Scan the records for the word "this". Copy each line that includes it.

################

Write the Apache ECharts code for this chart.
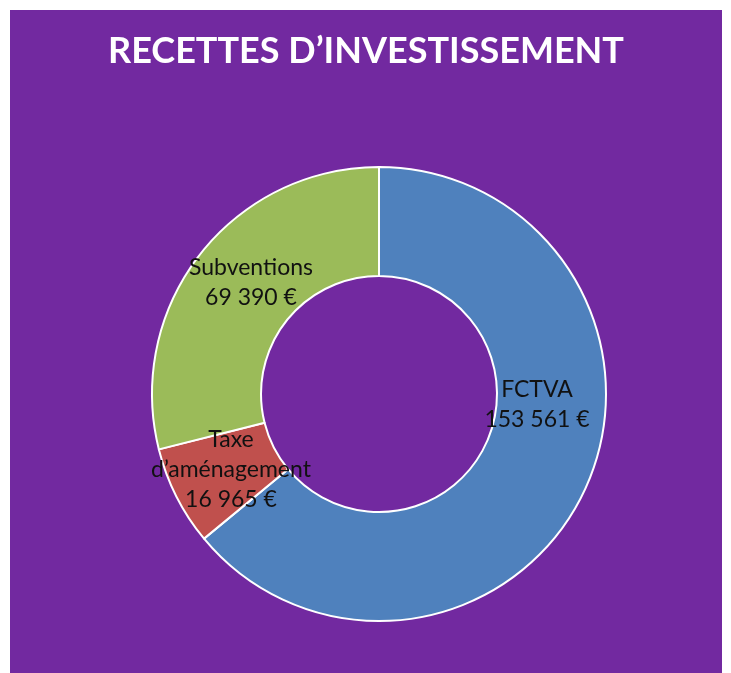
<!DOCTYPE html>
<html>
<head>
<meta charset="utf-8">
<script src="https://cdn.jsdelivr.net/npm/echarts@6/dist/echarts.min.js"></script>
<style>
  html, body { margin: 0; padding: 0; background: #fff; }
  #chart { position: absolute; left: 10px; top: 10px; width: 712px; height: 663px; }
</style>
</head>
<body>
<div id="chart"></div>
<script>
// recettes d'investissement (€)
var categories = ['FCTVA', 'Taxe\nd’aménagement', 'Subventions']
var amounts = [153561, 16965, 69390]
var sliceColors = ['#4f81bd', '#c0504d', '#9bbb59'] // bleu, rouge, vert

// label block centres, chart pixels
var labelPos = [[527, 395], [221, 460], [241, 273]]

function euros(v) {
  return String(v).replace(/\B(?=(\d{3})+(?!\d))/g, ' ') + ' €'
}

var chart = echarts.init(document.getElementById('chart'))
chart.setOption({
  backgroundColor: '#7229a0',
  animation: false,
  title: {
    text: 'RECETTES D’INVESTISSEMENT',
    left: 'center',
    top: 18,
    textStyle: {
      color: '#fff',
      fontFamily: 'Lato',
      fontWeight: 'bold',
      fontSize: 36
    }
  },
  series: [{
    type: 'pie',
    center: [369, 384],
    radius: [118, 227],
    startAngle: 90,
    clockwise: true,
    silent: true,
    itemStyle: {
      borderColor: '#fff',
      borderWidth: 2
    },
    label: {
      show: true,
      position: 'inside',
      color: '#111',
      fontFamily: 'Lato',
      fontSize: 23,
      lineHeight: 30,
      align: 'center',
      formatter: function (p) {
        return p.name + '\n' + euros(p.value)
      }
    },
    labelLine: { show: false },
    labelLayout: function (params) {
      var pos = labelPos[params.dataIndex]
      return { x: pos[0], y: pos[1], align: 'center', verticalAlign: 'middle' }
    },
    data: categories.map(function (name, i) {
      return { name: name, value: amounts[i], itemStyle: { color: sliceColors[i] } }
    })
  }]
})
</script>
</body>
</html>
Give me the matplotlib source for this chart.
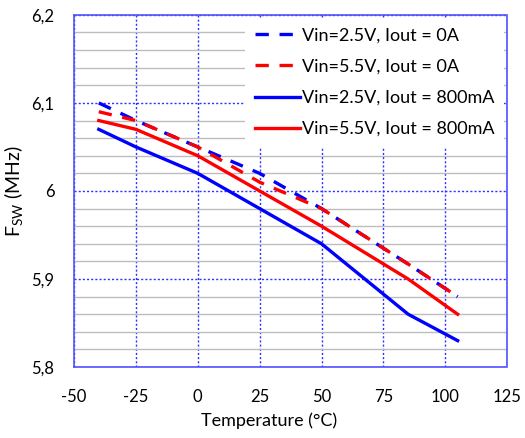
import matplotlib
matplotlib.use("Agg")
import matplotlib.pyplot as plt
import numpy as np

plt.rcParams['font.family'] = ['Lato', 'DejaVu Sans']
plt.rcParams['mathtext.fontset'] = 'custom'
plt.rcParams['mathtext.rm'] = 'Lato'
plt.rcParams['mathtext.it'] = 'Lato'
plt.rcParams['axes.unicode_minus'] = False

temps = [-40, -25, 0, 25, 50, 85, 105]
vin25_0a = [6.10, 6.08, 6.05, 6.02, 5.98, 5.917, 5.88]
vin55_0a = [6.09, 6.08, 6.05, 6.01, 5.98, 5.917, 5.88]
vin25_800 = [6.07, 6.05, 6.02, 5.98, 5.94, 5.86, 5.83]
vin55_800 = [6.08, 6.07, 6.04, 6.00, 5.96, 5.90, 5.86]

labels = ["Vin=2.5V, Iout = 0A", "Vin=5.5V, Iout = 0A",
          "Vin=2.5V, Iout = 800mA", "Vin=5.5V, Iout = 800mA"]
xticks = [-50, -25, 0, 25, 50, 75, 100, 125]
yticks = [5.8, 5.9, 6.0, 6.1, 6.2]
yticklabels = ["5,8", "5,9", "6", "6,1", "6,2"]

fig = plt.figure(figsize=(5.25, 4.38), dpi=100)
ax = fig.add_axes([0.141, 0.162, 0.825, 0.804])

blue = '#0000ff'
red = '#ff0000'
lw = 2.4
dash = (0, (4, 3.2))
ax.plot(temps, vin25_0a, color=blue, lw=lw, linestyle=dash, label=labels[0], zorder=3)
ax.plot(temps, vin55_0a, color=red, lw=lw, linestyle=dash, label=labels[1], zorder=3)
ax.plot(temps, vin25_800, color=blue, lw=lw, label=labels[2], zorder=3)
ax.plot(temps, vin55_800, color=red, lw=lw, label=labels[3], zorder=3)

ax.set_xlim(-50, 125)
ax.set_ylim(5.8, 6.2)
ax.set_xticks(xticks)
ax.set_yticks(yticks)
ax.set_yticklabels(yticklabels)
ax.set_yticks(np.arange(5.8, 6.2001, 0.02), minor=True)
ax.tick_params(which='both', length=0, labelsize=12, colors='black')
ax.tick_params(axis='x', pad=16)
ax.tick_params(axis='y', pad=14)

ax.grid(which='minor', axis='y', color='#bdbdbd', lw=1.0, linestyle='-', zorder=1)
ax.grid(which='major', axis='both', color='#3030ff', lw=1.0, linestyle=(0, (1.5, 1.5)), zorder=2)
for s in ax.spines.values():
    s.set_color('#5050ff')
    s.set_linestyle((0, (1.5, 1.0)))
    s.set_linewidth(1.2)
ax.set_axisbelow(True)

ax.set_xlabel("Temperature (°C)", fontsize=13, labelpad=5)
ax.xaxis.label.set_x(0.45)
ax.set_ylabel(r"F$_{\mathrm{SW}}$ (MHz)", fontsize=14, labelpad=5)

leg = ax.legend(loc='upper right', bbox_to_anchor=(1.0, 1.0), frameon=True,
                fontsize=13, handlelength=2.5, handletextpad=0.1,
                labelspacing=0.84, borderpad=0.55, borderaxespad=0.15)
leg.get_frame().set_facecolor('white')
leg.get_frame().set_edgecolor('none')
leg.get_frame().set_alpha(1.0)
leg.get_frame().set_boxstyle('square', pad=0)

fig.savefig("out.png", dpi=100)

################

# WRITTEN ANSWER:
Write the Apache ECharts code for this chart.
Give me the matplotlib source for this chart.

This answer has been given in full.